L'Orgue de barbarie, 19 mars 1962. Quelques heures avant le cessez-le-feu qui met fin à la guerre d'Algérie, un peloton du 5e escadron du 27e régiment de dragons tombe dans une embuscade.
«Entre deux nouvelles rafales, il entendit la radio grésiller dans le vide.
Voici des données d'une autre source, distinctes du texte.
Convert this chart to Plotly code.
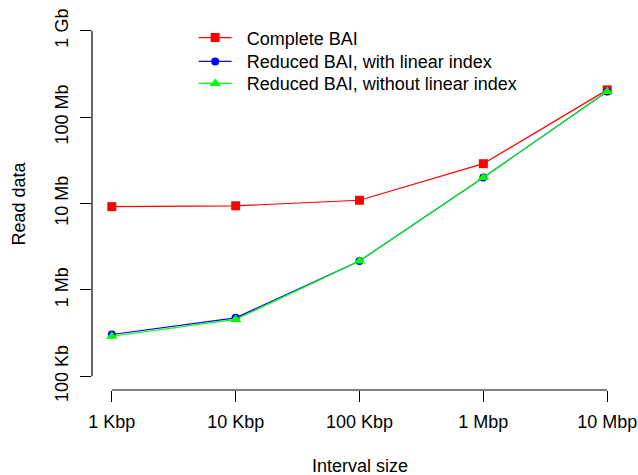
import math
import plotly.graph_objects as go

# Data
interval_sizes = [1e3, 1e4, 1e5, 1e6, 1e7]
x_tick_labels = ["1 Kbp", "10 Kbp", "100 Kbp", "1 Mbp", "10 Mbp"]

complete_bai = [9.2e6, 9.4e6, 1.09e7, 2.89e7, 2.07e8]
reduced_linear = [3.04e5, 4.74e5, 2.16e6, 2.0e7, 1.98e8]
reduced_nolinear = [2.9e5, 4.54e5, 2.16e6, 2.0e7, 1.98e8]

y_tick_vals = [1e5, 1e6, 1e7, 1e8, 1e9]
y_tick_labels = ["100 Kb", "1 Mb", "10 Mb", "100 Mb", "1 Gb"]

series_names = ["Complete BAI", "Reduced BAI, with linear index",
                "Reduced BAI, without linear index"]

FONT = "Liberation Sans, Arial, sans-serif"
FS = 18
PAD = "\u00a0\u00a0"

fig = go.Figure()
fig.add_trace(go.Scatter(
    x=interval_sizes, y=complete_bai, mode="lines+markers",
    name=PAD + series_names[0], legend="legend",
    line=dict(color="#FF0000", width=1.2),
    marker=dict(symbol="square", size=9, color="#FF0000"),
))
fig.add_trace(go.Scatter(
    x=interval_sizes, y=reduced_linear, mode="lines+markers",
    name=PAD + series_names[1], legend="legend2",
    line=dict(color="#0000FF", width=1.2),
    marker=dict(symbol="circle", size=8, color="#0000FF"),
))
fig.add_trace(go.Scatter(
    x=interval_sizes, y=reduced_nolinear, mode="lines+markers",
    name=PAD + series_names[2], legend="legend3",
    line=dict(color="#00FF00", width=1.2),
    marker=dict(symbol="triangle-up", size=10, color="#00FF00"),
))

xr = [math.log10(interval_sizes[0]), math.log10(interval_sizes[-1])]
xext = 0.04 * (xr[1] - xr[0])
xrange_ = [xr[0] - xext, xr[1] + xext]
yr = [math.log10(y_tick_vals[0]), math.log10(y_tick_vals[-1])]
yext = 0.04 * (yr[1] - yr[0])
yrange_ = [yr[0] - yext, yr[1] + yext]

def xfrac(v):
    return (v - xrange_[0]) / (xrange_[1] - xrange_[0])

def yfrac(v):
    return (v - yrange_[0]) / (yrange_[1] - yrange_[0])

# R-style axis lines spanning from first to last tick
axis_shapes = [
    dict(type="line", xref="paper", yref="paper", layer="above",
         x0=xfrac(xr[0]), x1=xfrac(xr[1]), y0=0, y1=0,
         line=dict(color="black", width=1.2)),
    dict(type="line", xref="paper", yref="paper", layer="above",
         x0=0, x1=0, y0=yfrac(yr[0]), y1=yfrac(yr[1]),
         line=dict(color="black", width=1.2)),
]

leg_common = dict(xanchor="left", yanchor="middle", bgcolor="rgba(0,0,0,0)",
                  font=dict(size=FS), itemwidth=33, borderwidth=0)
LX = 0.19
fig.update_layout(
    width=638, height=475,
    margin=dict(l=92, r=11, t=17, b=85, autoexpand=False),
    paper_bgcolor="white", plot_bgcolor="white",
    font=dict(family=FONT, size=FS, color="black"),
    showlegend=True,
    legend=dict(x=LX, y=0.944, **leg_common),
    legend2=dict(x=LX, y=0.880, **leg_common),
    legend3=dict(x=LX, y=0.821, **leg_common),
    shapes=axis_shapes,
    xaxis=dict(type="log", range=xrange_, automargin=False,
               tickvals=interval_sizes, ticktext=x_tick_labels,
               ticks="outside", ticklen=11, tickcolor="black",
               showgrid=False, zeroline=False, showline=False,
               ticklabelstandoff=4, tickfont=dict(size=FS)),
    yaxis=dict(type="log", range=yrange_, automargin=False,
               tickvals=y_tick_vals, ticktext=y_tick_labels,
               ticks="outside", ticklen=11, tickcolor="black",
               showgrid=False, zeroline=False, showline=False,
               ticklabelstandoff=5,
               tickangle=-90, tickfont=dict(size=FS)),
    annotations=[
        dict(text="Interval size", xref="paper", yref="paper",
             x=0.5, y=0, yshift=-76, showarrow=False,
             xanchor="center", yanchor="middle", font=dict(size=FS)),
        dict(text="Read data", xref="paper", yref="paper",
             x=0, y=0.5, xshift=-74, showarrow=False, textangle=-90,
             xanchor="center", yanchor="middle", font=dict(size=FS)),
    ],
)

fig.write_html("out.html", config={"displayModeBar": False},
               post_script="document.body.style.margin='0';")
Il se dit On est perdus ! comment j'ai pu en arriver là ? Il revit - par éclairs - le chemin de l'oued, l'escarmouche vers neuf heures, le trajet en Dodge au très petit matin, la veille, l'avant-veille, l'hiver, Noël, l'automne, s'appliquant à remonter le temps dans l'ordre, alors même qu'il n'y a pas vraiment d'ordre et que la mémoire peut aller et venir à sa guise dans cet immense réservoir, remontant ainsi jusqu'à son départ pour l'Algérie et continuant d'annexer à son voyage des souvenirs plus anciens, effaré à la fois par la densité et l'inconsistance de sa vie, essayant sans succès de repartir dans l'autre sens, comme s'il lui semblait que sa vie avait basculé, franchi un ressaut, deux ressauts, les rapides du fleuve Temps, qu'il arrivait au bord des chutes.»
Dans ce roman où les combats sont brefs et la mémoire longue, Bernard Chambaz met en scène, avec une justesse admirable, le moment de vérité qui, lorsqu'il survient, place chaque homme face à son destin.